• _WHAT THE TASK ASKS_
Would you pull out every line of the material that contains the string "with"?
>>
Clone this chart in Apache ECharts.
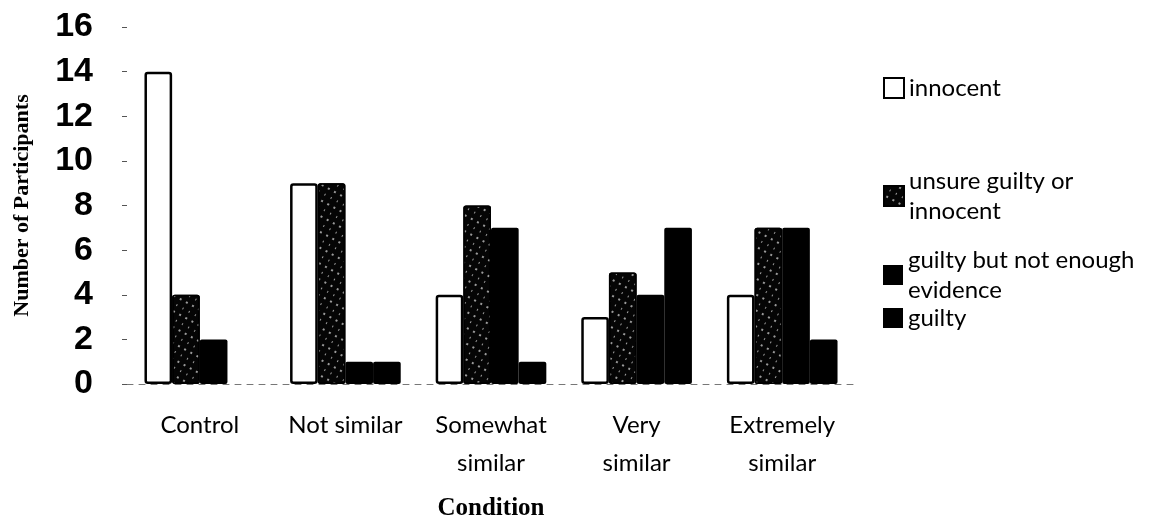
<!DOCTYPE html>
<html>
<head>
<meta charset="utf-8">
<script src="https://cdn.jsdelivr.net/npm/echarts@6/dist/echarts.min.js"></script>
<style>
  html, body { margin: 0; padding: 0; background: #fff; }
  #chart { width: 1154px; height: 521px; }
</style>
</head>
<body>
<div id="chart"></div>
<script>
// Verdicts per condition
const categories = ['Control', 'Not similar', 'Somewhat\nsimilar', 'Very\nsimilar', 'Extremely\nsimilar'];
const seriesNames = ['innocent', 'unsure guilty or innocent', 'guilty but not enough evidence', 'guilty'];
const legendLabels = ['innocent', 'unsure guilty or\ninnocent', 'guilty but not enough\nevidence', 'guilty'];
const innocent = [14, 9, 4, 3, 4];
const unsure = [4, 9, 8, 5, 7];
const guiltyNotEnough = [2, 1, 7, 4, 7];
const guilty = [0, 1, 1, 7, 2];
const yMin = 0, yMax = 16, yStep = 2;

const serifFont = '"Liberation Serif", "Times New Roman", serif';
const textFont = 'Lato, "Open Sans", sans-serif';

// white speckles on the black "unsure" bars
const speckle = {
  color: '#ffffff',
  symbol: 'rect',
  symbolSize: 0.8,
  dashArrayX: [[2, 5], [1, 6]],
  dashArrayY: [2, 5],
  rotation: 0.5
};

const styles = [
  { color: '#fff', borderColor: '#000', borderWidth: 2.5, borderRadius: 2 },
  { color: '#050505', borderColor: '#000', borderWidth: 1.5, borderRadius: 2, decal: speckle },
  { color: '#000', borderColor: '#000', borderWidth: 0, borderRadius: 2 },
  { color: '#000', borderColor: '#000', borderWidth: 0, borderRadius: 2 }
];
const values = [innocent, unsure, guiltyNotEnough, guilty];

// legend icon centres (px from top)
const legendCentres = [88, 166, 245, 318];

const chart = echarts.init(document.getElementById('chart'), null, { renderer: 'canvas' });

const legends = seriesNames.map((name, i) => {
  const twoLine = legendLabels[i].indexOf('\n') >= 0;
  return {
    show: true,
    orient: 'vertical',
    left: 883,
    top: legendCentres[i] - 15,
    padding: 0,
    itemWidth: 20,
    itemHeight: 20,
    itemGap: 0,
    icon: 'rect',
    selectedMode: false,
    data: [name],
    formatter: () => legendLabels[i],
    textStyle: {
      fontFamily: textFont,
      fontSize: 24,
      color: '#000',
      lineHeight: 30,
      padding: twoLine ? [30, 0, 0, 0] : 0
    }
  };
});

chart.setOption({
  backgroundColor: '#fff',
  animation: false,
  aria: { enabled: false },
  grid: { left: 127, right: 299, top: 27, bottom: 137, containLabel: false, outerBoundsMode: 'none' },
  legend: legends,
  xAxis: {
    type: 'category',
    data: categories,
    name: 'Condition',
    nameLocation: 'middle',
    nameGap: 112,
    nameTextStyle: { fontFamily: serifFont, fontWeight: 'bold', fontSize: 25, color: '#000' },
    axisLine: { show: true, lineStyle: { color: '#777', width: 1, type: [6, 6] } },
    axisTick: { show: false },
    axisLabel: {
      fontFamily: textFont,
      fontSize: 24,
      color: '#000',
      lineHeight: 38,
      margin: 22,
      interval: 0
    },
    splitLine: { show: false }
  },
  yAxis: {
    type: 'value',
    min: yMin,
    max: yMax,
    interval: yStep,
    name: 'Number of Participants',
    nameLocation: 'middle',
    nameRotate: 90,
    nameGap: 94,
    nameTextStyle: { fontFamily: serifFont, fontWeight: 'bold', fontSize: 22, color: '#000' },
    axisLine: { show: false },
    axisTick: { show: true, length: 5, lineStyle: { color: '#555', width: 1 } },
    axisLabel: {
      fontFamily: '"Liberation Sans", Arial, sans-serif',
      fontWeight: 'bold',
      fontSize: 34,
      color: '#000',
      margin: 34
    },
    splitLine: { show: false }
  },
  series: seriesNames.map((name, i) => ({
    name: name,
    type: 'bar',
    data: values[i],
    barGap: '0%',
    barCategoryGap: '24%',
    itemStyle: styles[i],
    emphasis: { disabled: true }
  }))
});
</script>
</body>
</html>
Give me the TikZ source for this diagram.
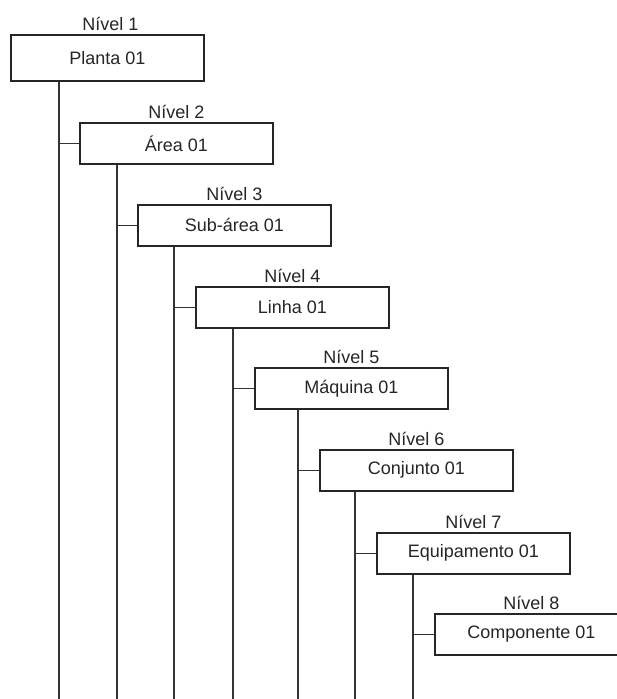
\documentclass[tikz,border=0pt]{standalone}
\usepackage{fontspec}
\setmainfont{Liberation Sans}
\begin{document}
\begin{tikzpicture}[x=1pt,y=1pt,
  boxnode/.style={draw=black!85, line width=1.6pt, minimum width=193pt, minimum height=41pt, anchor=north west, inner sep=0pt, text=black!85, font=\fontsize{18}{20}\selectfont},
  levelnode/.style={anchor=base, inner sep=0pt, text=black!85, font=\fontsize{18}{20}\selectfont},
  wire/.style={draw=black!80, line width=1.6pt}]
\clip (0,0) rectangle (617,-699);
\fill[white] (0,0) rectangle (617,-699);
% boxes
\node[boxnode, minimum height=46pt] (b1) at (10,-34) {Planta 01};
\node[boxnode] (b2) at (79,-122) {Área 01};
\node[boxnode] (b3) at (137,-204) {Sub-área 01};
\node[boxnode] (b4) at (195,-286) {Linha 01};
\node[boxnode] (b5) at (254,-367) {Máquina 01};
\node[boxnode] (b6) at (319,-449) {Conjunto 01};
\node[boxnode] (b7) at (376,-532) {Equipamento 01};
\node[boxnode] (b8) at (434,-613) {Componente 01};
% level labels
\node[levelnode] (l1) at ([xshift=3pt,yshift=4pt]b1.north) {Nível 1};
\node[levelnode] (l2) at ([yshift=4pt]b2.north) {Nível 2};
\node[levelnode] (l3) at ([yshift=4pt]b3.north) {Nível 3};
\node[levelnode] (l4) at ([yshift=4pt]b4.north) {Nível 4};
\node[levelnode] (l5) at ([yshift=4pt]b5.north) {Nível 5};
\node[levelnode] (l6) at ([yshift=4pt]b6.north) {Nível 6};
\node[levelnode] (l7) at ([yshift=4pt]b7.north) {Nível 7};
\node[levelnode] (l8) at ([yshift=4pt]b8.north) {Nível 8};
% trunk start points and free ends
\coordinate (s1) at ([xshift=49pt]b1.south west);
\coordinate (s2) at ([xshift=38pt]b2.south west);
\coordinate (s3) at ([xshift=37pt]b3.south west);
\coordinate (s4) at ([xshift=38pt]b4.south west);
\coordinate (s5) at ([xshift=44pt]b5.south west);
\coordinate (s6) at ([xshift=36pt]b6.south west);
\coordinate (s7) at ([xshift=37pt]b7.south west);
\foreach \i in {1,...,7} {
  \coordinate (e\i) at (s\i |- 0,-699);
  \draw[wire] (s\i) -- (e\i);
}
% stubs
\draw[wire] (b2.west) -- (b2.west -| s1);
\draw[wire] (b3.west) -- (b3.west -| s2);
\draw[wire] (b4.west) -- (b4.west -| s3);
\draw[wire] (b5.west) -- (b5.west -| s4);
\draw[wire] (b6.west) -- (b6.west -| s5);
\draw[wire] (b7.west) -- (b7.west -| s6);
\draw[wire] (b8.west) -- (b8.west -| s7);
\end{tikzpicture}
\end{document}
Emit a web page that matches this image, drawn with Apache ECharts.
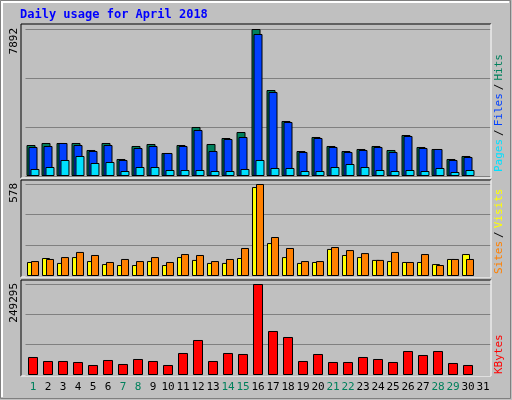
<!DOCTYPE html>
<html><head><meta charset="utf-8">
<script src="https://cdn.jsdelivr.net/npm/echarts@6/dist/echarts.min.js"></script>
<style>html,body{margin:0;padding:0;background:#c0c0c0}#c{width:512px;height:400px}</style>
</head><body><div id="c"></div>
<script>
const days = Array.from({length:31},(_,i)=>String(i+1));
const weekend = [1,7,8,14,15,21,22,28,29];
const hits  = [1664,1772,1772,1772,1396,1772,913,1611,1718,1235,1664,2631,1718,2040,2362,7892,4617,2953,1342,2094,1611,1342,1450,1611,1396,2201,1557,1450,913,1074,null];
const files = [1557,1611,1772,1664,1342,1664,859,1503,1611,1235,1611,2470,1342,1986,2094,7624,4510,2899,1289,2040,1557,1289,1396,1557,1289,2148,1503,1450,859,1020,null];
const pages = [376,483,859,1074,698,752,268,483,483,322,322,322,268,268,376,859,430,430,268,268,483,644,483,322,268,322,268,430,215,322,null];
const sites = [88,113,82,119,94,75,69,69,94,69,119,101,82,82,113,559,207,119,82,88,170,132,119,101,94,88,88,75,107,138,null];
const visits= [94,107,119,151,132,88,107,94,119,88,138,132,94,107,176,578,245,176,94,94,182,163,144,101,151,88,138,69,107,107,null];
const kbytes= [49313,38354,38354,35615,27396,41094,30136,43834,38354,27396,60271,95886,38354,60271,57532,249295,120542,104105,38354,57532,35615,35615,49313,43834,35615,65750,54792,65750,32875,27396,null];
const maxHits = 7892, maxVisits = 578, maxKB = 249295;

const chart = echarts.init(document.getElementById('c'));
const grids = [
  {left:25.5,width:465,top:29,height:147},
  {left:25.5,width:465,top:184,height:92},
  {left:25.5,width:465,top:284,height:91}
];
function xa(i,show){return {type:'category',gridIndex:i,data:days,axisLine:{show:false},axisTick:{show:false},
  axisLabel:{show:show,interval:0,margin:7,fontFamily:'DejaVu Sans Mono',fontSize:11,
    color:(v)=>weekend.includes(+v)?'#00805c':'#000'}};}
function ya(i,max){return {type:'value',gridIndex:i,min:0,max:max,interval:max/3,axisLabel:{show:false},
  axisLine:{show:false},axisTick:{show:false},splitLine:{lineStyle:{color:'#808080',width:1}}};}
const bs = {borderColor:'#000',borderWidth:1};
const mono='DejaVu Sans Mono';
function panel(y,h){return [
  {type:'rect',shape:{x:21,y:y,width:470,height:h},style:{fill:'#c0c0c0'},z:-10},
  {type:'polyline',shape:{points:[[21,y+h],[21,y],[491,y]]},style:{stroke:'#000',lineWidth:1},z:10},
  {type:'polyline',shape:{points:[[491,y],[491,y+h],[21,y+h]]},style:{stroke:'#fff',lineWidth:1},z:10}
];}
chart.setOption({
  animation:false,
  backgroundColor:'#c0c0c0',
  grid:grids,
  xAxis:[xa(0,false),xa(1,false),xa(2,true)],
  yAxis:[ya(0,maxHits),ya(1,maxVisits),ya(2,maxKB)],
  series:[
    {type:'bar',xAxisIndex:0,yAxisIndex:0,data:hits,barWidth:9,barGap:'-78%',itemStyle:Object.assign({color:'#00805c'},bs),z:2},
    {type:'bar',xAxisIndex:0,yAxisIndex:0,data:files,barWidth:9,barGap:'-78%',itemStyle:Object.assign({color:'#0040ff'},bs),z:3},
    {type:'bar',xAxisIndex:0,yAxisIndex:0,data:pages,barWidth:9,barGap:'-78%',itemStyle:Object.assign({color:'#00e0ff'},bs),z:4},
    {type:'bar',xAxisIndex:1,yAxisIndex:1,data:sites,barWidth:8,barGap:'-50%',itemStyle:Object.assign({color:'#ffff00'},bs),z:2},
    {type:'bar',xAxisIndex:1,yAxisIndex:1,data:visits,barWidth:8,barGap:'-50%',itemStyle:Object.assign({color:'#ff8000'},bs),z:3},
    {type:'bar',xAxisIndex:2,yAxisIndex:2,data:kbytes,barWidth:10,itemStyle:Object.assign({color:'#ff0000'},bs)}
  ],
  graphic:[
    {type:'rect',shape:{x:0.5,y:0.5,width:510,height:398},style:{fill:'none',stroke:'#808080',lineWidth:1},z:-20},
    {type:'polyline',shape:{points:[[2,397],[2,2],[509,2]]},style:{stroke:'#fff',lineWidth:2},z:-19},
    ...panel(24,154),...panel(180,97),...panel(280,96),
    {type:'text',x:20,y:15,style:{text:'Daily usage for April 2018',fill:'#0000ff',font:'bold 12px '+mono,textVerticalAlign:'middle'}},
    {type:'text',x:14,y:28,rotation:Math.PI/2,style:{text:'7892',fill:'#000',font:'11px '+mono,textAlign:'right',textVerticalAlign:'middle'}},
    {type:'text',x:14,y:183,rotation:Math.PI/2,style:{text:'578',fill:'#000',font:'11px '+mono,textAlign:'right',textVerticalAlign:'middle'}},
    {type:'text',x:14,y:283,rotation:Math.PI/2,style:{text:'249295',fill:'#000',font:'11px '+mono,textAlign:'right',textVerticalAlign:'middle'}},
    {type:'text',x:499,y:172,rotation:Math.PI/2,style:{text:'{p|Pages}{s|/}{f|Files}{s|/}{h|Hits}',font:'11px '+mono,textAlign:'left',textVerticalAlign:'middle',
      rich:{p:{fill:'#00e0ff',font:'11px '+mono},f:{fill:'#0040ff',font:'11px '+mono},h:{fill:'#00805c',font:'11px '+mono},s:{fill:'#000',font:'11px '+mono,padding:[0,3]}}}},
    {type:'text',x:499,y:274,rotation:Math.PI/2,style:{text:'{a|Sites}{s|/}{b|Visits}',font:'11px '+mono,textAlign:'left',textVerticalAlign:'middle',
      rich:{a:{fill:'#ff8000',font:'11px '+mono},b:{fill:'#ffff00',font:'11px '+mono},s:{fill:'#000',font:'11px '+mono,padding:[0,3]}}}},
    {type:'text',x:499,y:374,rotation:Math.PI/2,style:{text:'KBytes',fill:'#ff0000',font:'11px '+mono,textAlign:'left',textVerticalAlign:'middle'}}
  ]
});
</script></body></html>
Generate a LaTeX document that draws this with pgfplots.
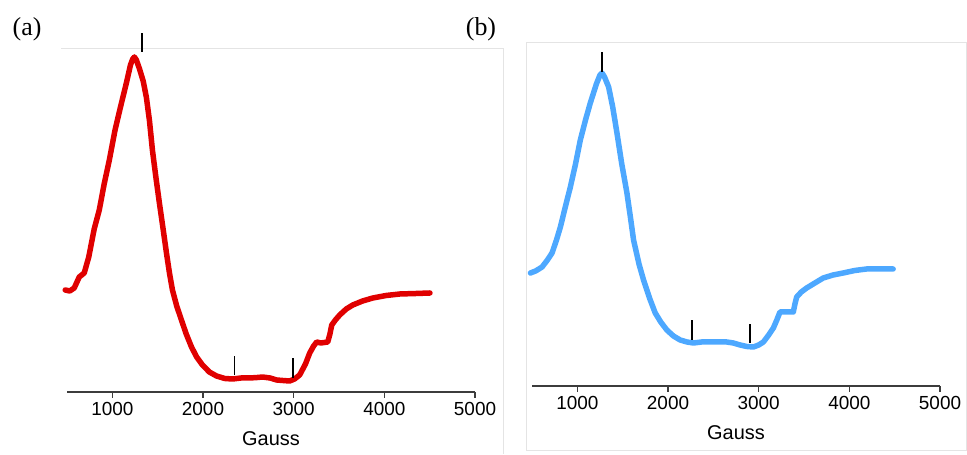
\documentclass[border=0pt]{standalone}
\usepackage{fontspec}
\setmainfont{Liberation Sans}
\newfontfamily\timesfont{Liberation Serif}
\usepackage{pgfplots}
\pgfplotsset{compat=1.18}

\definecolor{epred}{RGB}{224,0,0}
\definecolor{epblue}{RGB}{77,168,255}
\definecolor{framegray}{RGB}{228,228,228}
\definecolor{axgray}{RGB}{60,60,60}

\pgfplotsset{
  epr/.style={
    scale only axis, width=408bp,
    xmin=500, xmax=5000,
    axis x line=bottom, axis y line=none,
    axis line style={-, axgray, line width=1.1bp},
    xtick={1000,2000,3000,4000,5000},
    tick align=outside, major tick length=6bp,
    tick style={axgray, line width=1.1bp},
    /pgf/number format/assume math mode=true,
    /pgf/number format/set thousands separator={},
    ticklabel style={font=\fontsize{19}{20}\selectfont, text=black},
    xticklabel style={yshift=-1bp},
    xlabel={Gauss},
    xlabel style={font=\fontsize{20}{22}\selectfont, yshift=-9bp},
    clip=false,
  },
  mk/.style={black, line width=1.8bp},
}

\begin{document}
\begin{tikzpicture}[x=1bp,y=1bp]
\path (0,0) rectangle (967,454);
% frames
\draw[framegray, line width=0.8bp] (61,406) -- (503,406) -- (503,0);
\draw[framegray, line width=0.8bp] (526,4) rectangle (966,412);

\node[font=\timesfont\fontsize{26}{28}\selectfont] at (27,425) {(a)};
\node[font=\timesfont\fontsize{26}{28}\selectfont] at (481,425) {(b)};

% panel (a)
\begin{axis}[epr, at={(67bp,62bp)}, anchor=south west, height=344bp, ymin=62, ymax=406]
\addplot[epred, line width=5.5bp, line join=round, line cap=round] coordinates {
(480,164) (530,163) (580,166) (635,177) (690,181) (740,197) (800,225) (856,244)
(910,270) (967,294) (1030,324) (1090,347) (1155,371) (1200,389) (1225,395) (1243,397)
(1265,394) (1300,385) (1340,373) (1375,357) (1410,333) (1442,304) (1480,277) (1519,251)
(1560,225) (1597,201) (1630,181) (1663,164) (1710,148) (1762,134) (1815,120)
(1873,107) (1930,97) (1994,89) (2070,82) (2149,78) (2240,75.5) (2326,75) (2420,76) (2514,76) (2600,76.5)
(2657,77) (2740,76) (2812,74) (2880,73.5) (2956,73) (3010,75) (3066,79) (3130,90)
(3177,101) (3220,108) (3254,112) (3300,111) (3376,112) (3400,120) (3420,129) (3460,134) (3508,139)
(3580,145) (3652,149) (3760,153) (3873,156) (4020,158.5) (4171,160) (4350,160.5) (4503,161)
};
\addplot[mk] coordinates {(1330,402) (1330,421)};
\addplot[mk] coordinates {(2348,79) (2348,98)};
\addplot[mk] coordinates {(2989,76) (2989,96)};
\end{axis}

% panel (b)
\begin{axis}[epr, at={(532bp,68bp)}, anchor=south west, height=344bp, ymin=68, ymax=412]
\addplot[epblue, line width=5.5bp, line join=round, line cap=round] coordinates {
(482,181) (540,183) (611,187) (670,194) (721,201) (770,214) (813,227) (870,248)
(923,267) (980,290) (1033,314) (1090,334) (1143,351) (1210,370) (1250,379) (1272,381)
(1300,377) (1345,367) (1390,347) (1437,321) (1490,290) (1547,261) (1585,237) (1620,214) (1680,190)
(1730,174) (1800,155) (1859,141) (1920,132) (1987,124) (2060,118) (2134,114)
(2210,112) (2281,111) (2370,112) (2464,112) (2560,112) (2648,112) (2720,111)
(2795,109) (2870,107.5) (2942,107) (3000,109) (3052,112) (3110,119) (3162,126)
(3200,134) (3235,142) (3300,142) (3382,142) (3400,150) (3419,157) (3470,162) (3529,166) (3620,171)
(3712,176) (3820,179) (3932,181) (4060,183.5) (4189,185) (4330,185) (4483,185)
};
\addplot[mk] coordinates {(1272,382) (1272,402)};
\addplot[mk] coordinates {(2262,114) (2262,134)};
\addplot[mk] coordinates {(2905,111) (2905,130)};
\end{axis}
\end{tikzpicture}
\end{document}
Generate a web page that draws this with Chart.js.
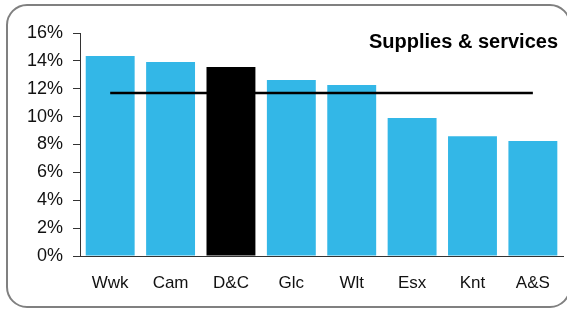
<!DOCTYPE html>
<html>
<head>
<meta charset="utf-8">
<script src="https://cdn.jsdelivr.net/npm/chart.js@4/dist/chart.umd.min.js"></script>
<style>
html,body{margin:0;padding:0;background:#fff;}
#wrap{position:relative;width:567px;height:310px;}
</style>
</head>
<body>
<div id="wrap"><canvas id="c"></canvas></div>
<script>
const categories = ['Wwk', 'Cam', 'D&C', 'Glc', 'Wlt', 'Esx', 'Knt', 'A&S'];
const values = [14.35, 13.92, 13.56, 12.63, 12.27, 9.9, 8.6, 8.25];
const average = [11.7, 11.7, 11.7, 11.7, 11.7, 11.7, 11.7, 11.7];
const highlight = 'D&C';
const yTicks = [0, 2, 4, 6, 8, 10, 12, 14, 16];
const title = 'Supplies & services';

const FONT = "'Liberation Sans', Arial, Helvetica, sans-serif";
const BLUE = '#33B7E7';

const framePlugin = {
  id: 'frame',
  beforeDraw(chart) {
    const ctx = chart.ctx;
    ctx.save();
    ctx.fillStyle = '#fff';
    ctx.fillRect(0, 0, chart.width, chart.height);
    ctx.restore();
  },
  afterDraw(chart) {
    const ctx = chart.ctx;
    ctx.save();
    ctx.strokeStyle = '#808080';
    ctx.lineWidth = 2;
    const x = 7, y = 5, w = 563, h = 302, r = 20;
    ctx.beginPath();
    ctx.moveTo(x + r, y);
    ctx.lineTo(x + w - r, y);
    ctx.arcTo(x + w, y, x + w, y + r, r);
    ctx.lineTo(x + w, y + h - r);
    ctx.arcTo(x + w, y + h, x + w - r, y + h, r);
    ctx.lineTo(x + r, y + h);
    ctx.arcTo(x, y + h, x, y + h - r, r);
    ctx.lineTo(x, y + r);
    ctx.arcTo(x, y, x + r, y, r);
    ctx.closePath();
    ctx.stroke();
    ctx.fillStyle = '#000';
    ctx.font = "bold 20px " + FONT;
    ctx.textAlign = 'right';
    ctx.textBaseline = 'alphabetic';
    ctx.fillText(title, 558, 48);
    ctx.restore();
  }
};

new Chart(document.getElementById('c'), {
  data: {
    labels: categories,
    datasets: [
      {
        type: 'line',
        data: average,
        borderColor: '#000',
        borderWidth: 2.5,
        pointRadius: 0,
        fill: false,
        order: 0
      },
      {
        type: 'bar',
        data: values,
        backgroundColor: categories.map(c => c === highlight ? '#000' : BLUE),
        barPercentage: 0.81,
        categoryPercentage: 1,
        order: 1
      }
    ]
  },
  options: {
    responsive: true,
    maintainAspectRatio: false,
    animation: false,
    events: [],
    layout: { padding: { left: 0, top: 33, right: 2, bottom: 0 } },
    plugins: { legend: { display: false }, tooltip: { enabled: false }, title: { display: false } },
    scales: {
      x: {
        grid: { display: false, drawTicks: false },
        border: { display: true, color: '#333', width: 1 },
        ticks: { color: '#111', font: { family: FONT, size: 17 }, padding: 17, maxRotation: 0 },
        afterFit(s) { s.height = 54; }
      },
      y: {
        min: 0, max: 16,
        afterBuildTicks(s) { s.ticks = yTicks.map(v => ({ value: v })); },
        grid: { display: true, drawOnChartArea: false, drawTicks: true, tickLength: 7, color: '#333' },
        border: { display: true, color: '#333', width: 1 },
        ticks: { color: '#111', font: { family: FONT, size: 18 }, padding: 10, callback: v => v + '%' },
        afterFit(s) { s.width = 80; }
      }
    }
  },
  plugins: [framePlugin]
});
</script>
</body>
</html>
<<
• _THE RESPONSE_
Emit a web page that matches this image, drawn with Apache ECharts.
Generate a LaTeX document that draws this with pgfplots.
Generate a web page that draws this with Chart.js.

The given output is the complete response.